**Given task:**
Determine how many lines below hold the string "this". Reply with the number alone.

**Supplied entries:**
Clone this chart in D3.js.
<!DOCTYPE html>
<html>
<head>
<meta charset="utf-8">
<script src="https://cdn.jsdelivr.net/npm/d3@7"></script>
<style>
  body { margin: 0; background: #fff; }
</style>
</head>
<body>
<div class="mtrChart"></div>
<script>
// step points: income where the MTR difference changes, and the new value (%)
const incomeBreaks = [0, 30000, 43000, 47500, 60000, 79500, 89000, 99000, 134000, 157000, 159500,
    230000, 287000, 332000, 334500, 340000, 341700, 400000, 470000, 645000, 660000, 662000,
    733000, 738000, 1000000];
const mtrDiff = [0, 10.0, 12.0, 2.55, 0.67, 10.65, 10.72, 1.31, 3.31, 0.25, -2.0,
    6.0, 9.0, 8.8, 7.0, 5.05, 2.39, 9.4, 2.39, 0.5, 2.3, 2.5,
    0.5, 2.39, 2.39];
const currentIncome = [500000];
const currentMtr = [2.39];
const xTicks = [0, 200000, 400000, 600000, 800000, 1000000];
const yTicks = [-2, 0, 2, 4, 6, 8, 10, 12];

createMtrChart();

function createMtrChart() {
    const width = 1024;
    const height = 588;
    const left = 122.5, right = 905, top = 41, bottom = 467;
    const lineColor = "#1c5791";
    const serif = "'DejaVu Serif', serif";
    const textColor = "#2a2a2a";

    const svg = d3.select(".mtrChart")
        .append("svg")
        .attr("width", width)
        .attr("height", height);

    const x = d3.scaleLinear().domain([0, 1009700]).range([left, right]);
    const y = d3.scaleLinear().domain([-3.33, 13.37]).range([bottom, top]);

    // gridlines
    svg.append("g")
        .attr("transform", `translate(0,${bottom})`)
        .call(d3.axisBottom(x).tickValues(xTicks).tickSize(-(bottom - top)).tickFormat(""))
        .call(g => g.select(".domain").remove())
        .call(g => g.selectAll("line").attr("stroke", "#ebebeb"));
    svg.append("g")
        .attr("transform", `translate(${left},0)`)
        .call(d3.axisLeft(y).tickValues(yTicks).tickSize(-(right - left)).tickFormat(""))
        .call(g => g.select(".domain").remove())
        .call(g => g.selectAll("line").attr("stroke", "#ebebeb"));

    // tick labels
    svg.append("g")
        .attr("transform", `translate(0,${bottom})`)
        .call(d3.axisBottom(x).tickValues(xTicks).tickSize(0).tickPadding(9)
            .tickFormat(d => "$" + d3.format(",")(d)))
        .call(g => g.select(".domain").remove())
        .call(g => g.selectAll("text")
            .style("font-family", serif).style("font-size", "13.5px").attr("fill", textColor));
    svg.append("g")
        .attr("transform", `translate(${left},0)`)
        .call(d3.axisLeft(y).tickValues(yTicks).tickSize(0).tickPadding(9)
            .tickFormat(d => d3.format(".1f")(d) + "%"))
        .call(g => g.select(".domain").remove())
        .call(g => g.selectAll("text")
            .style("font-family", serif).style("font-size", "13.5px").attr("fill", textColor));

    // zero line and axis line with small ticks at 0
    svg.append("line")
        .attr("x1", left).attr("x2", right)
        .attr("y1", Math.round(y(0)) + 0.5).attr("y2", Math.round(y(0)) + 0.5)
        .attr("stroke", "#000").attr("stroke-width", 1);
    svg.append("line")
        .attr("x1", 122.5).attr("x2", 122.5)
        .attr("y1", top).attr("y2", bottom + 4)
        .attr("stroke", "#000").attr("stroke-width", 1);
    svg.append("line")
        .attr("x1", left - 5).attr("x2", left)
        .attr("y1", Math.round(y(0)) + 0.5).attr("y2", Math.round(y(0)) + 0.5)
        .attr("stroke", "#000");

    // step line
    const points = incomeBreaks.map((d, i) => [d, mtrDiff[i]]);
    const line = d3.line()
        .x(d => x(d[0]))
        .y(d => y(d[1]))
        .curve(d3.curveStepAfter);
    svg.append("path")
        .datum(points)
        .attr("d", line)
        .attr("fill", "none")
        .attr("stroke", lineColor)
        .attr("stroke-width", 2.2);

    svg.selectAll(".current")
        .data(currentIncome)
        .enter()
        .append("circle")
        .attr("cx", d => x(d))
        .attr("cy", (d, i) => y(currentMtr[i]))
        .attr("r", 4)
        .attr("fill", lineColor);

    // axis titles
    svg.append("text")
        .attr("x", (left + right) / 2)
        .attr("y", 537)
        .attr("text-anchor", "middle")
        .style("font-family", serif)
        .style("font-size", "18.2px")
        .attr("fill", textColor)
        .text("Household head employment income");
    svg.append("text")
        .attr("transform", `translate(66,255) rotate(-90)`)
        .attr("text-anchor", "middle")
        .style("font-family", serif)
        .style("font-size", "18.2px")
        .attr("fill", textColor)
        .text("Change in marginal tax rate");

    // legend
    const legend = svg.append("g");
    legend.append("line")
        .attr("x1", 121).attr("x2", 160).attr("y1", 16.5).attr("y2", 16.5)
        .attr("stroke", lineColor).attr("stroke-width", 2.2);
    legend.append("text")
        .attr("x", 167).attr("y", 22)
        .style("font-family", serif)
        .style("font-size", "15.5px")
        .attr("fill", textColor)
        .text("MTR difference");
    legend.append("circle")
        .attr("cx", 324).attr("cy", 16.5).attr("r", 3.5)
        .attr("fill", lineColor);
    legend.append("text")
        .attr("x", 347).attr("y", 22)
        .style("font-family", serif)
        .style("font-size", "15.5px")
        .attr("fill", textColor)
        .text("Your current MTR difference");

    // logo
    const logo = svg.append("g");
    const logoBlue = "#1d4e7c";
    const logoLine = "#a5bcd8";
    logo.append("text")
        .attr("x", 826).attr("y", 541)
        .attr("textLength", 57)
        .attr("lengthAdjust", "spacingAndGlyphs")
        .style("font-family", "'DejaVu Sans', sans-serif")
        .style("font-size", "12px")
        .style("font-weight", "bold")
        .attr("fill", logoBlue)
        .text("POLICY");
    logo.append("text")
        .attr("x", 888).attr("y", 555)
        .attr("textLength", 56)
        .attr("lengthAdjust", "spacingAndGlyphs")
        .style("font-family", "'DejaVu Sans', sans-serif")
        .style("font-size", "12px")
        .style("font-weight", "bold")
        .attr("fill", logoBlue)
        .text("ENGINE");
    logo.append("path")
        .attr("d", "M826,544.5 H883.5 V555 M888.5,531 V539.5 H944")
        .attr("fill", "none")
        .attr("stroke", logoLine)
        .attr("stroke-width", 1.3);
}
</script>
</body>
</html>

* * *

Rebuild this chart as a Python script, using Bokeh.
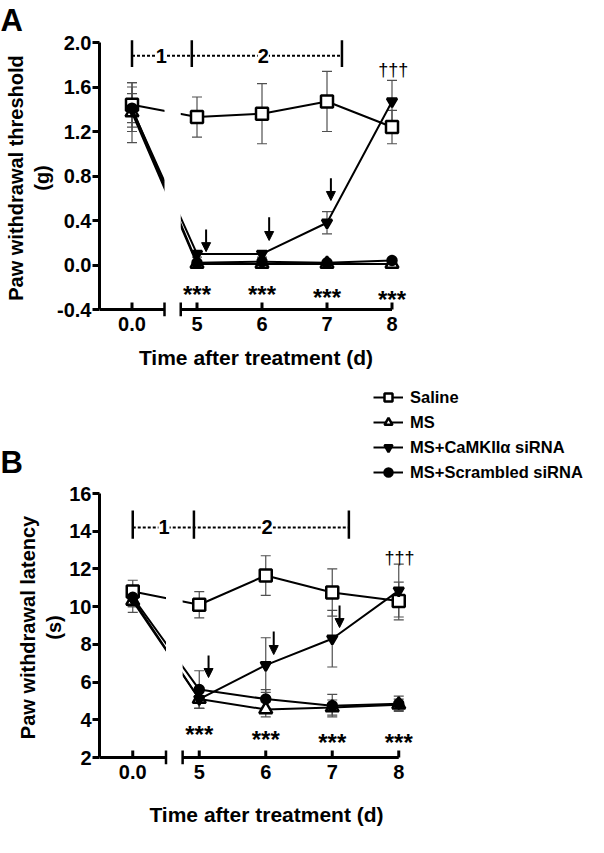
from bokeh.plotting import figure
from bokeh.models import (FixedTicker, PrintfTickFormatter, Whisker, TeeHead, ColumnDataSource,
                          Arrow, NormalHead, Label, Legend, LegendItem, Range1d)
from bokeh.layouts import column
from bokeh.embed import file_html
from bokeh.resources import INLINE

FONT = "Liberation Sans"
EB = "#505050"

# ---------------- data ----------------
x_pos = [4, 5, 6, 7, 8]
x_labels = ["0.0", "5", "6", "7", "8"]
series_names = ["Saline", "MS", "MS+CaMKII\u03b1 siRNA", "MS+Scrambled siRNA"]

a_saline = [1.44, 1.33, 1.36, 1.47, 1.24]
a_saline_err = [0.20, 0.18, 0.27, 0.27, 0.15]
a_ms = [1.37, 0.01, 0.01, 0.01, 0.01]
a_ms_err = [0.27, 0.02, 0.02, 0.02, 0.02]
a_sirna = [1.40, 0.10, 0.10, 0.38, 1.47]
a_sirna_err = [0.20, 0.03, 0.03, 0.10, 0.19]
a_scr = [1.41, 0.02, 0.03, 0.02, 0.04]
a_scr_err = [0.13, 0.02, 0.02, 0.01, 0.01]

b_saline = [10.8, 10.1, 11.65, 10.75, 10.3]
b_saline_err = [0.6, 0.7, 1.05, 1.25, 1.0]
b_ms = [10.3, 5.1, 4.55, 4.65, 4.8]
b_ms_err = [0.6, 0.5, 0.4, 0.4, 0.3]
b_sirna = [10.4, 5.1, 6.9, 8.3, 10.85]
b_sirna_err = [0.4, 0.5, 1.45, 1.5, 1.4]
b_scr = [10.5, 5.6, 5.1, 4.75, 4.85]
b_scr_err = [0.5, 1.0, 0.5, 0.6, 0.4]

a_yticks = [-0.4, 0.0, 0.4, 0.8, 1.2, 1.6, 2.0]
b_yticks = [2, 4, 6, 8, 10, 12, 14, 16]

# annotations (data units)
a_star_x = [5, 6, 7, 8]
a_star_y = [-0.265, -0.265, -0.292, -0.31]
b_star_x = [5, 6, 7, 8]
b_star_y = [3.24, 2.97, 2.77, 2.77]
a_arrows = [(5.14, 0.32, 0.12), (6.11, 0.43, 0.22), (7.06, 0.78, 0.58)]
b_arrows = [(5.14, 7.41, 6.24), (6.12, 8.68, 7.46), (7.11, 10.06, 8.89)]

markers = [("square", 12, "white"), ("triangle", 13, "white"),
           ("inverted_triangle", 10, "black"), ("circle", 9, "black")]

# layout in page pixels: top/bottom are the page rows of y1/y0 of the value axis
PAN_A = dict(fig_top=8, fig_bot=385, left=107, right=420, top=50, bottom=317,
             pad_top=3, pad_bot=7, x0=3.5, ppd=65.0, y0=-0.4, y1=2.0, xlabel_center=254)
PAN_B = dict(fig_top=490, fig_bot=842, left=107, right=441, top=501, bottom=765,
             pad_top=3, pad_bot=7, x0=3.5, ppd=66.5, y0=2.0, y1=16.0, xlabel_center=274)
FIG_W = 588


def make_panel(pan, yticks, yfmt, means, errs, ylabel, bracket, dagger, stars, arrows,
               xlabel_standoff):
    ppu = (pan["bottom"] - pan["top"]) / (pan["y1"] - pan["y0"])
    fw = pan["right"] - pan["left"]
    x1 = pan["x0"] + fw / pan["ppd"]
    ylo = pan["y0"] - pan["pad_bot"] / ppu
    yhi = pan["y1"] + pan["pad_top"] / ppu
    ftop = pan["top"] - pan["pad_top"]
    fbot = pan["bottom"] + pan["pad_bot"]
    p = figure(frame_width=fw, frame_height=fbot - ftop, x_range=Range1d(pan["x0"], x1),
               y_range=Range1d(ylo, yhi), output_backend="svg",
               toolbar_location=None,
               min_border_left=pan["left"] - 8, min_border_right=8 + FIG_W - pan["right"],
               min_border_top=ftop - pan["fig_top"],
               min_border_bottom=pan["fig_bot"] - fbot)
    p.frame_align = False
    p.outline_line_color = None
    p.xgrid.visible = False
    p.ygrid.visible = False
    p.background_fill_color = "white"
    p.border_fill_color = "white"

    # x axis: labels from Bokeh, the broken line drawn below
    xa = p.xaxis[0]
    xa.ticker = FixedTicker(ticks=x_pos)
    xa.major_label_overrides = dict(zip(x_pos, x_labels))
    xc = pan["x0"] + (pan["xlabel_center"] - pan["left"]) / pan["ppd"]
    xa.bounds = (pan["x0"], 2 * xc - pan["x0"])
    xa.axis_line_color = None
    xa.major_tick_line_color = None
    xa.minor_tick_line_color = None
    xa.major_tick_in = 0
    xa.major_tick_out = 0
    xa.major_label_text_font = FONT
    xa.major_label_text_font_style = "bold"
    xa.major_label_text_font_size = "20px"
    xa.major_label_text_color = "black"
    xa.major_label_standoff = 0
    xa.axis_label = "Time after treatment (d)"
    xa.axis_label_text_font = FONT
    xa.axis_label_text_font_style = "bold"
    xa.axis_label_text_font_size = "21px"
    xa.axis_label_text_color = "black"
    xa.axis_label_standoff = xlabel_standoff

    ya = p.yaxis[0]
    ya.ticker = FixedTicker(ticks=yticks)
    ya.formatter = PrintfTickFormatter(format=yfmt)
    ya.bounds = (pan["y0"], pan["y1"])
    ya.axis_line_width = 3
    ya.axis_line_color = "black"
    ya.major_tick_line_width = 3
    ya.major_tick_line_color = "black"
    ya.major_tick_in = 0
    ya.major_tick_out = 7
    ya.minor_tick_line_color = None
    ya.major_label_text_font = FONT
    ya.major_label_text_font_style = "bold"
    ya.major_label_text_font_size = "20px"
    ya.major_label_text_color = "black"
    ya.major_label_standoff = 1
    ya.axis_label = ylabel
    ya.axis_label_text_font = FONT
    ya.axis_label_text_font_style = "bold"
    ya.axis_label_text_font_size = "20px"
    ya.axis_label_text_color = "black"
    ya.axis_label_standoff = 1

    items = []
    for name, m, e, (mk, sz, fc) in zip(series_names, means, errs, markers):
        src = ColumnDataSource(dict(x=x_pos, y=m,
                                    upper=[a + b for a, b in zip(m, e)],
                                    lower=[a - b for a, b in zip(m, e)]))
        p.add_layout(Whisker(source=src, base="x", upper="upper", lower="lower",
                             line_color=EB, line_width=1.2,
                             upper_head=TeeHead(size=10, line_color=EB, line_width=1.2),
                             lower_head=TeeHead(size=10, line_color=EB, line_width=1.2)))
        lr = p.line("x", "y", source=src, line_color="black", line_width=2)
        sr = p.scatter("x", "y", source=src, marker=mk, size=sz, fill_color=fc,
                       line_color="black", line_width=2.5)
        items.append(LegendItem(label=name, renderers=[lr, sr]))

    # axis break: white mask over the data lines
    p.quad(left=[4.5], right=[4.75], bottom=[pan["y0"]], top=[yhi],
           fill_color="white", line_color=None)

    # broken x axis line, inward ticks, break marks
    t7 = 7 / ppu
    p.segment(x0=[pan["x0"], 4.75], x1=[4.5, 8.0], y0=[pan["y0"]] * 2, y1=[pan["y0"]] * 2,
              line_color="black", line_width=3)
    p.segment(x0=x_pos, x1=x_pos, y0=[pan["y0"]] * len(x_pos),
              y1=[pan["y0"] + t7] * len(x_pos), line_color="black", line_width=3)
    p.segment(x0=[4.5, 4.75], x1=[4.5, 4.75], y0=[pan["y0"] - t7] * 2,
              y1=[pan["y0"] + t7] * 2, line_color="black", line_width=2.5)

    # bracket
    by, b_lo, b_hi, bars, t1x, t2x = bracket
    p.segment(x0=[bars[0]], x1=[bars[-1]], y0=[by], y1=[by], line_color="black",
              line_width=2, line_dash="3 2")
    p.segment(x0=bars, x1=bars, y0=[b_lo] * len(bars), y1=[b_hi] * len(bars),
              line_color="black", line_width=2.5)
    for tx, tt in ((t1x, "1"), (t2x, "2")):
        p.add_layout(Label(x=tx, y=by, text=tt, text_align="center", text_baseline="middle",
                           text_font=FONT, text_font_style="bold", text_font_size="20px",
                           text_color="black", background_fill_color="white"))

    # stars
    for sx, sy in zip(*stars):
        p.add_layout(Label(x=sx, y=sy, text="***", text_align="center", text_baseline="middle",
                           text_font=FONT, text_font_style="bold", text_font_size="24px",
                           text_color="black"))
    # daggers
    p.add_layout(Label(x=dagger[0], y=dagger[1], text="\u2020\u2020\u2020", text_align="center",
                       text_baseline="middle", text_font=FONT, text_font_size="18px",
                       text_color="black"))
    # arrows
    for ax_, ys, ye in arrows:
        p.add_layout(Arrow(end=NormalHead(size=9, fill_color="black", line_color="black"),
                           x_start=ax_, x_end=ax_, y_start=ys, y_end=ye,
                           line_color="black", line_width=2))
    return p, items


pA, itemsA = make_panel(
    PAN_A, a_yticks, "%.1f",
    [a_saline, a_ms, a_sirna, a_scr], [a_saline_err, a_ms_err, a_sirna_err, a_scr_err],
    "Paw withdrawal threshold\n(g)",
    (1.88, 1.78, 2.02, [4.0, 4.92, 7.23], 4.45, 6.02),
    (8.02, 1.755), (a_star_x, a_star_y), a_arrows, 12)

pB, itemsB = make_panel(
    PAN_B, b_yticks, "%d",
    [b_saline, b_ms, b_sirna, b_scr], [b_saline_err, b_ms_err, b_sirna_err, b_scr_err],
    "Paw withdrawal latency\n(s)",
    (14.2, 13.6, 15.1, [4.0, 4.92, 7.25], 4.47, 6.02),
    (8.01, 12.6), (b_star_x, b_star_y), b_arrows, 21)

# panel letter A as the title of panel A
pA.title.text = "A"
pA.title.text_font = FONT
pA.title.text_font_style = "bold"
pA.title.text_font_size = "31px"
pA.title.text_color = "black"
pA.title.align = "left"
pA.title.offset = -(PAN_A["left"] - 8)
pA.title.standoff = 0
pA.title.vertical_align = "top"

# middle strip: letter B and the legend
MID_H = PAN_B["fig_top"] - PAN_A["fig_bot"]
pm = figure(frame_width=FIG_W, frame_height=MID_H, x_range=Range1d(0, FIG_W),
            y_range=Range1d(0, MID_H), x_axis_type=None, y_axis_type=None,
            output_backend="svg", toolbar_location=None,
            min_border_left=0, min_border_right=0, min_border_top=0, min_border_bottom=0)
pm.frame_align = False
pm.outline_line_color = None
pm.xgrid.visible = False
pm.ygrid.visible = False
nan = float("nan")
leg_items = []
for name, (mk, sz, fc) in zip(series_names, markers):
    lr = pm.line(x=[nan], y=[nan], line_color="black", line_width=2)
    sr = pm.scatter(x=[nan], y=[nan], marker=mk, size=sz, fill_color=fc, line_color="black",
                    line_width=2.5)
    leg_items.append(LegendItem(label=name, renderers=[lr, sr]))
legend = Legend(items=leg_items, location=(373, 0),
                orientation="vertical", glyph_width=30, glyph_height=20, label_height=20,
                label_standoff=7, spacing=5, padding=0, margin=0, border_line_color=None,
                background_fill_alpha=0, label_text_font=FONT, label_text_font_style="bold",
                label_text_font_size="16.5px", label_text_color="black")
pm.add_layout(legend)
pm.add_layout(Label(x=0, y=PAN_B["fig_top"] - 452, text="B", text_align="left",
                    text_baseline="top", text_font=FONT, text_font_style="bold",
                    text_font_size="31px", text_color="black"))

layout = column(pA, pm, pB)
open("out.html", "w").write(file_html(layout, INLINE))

==

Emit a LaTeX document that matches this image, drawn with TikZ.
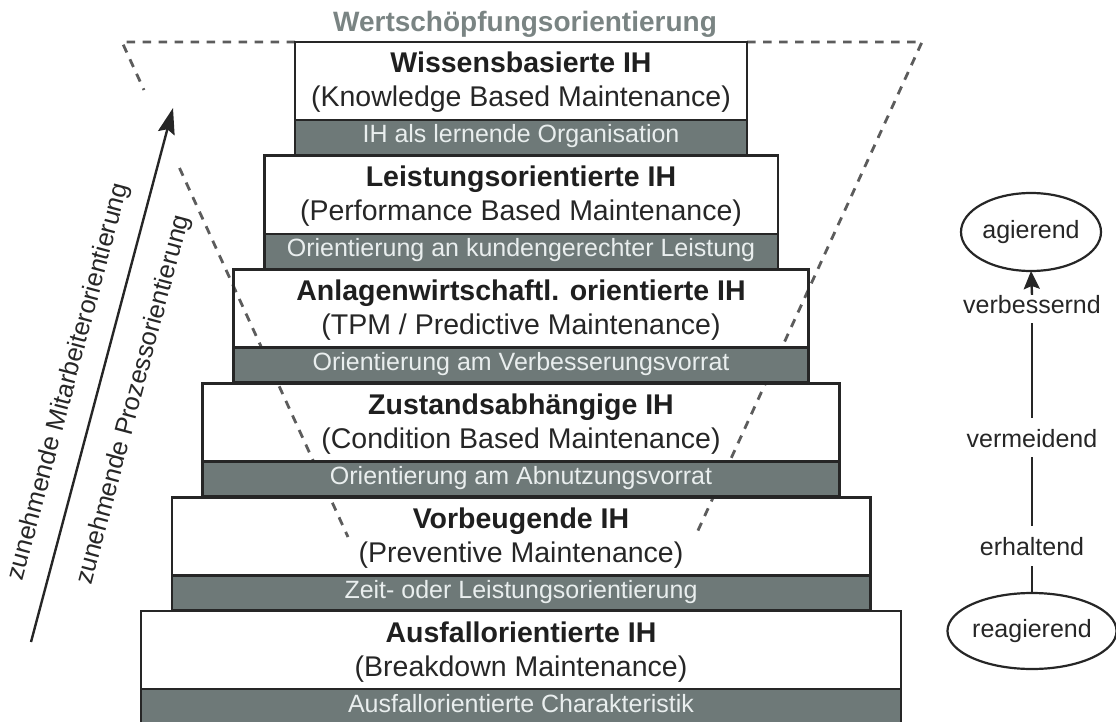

**Completed task:**
3